Four hours later, we arrived at the mouth of the Grey glacier where it thrusts into Lago Grey. Although we had seen it from afar the day before, up close it was much more astounding and spectacular. Standing at the edge of Lago Grey, it was amazing to think that the massive glacier is thousands and thousands of years old. It is a pretty unbelievable sight.
Paul and I, frozen to the bone and braving the fierce, unprotected wind, at the first lookout of the mighty Grey glacier.
Grey Glacier is one of many glacial tongues stemming off the massive South Patagonian Ice Field, located between Argentina and Chile The Southern Patagonian Ice Field is massive. It is the second largest ice cap in the world extending for almost 350 kilometres with an area of 16,800 km². To reach Grey Glacier is considered an awe-inspiring highlight of any visit to the park.
View of the Grey Glacier in the clouds. I could only imagine what it would have looked like on a clear day. I’m certain it would have taken my breath away.
As we walked through unbelievable wind and cold, the only comfort was knowing that we were not far from the terminus of the glacier.
We were unbelievably cold yet the clouds begin to slightly lift. We wondered how many people hiked this trail, only to find the glacier completely hidden in the clouds. What a disappointment that would have been after all those hours of suffering the elements!
We have one more corner to round, said Cristian encouragingly. Just a few more steps through the deliciously fragrant Patagonian rainforest.
And then we were there, at the end of the glacier…we made it! Despite the clouds, it was an unbelievable sight. Like an enormous ocean of ice floating into the earth and water. Here I am, very very cold, but happy. What an incredible hike!
Paul and I posing for a shot next to a large boulder for support as well as to illustrate the massive size of the icebergs and glacial tongue. Incredible.
We had lunch at our spot overlooking the glacier and had the entire view to ourselves. We felt so lucky to be here and were even honored to catch a glimpse of two condors flying high above us searching for food. The whole experience felt slightly surreal, like it was all just a pleasant dream during a wonderful, deep slumber. But this was real. We could have stayed here all day, admiring the beauty of the view, despite the bone chilling wind that froze us half to death.
One last shot of Grey Glacier and the magnificent icebergs floating gently across the water.

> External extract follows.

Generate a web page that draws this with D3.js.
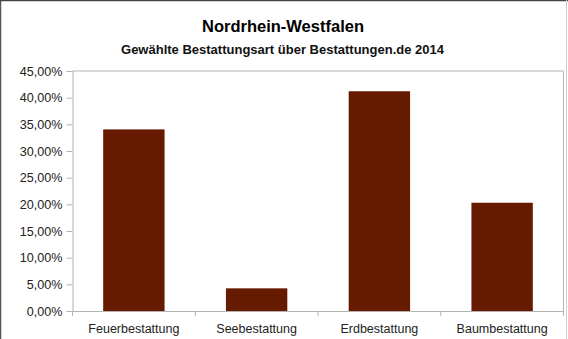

As we headed back, the clouds began to lift giving us an even better view of the glacier off in the distance and surrounding mountains. We were too tired and cold to take pictures. All we could think about was getting to a dry, warm place and hopefully having a hot shower. Along the way, we found plenty of fresh water to fill up our drinking water. At first I was hesitant in drinking water directly from a stream as being an American, this was completely unheard of. But Cristian lightly coaxed us, telling us it was the best water on earth, so we dove in, took a sip of heaven and sighed a happy sigh of relief. It was fresh, cold and delicious, like nothing I’d ever tasted.
When we arrived back at the refugio we noticed that our tents had not yet been set up for the night. Poor Cristian had to set them up all by himself after an exhausting 17-mile hike! He finished just in time for cocktails and another delicious dinner was shared together with our newly made friends in the international refugio. We tried to stay up as late as possible knowing that we were in for a cold, rainy night in our lonely, spartan tent. Unfortunately the refugio was booked full that night so we would have to rough it in the cold, wet Patagonian elements.
Our unfortunate accommodations that night, faced with all the wild and craziness of the ever-changing and unpredictable Patagonian weather.
Surprisingly, I slept fell asleep quickly and soundly, despite the strong gusts of wind and fierce bursts of rain hitting and shaking our tent with elevating intensity. All I could think of was “what on earth were we in for tomorrow?”. It wasn’t so sure it was going to be good.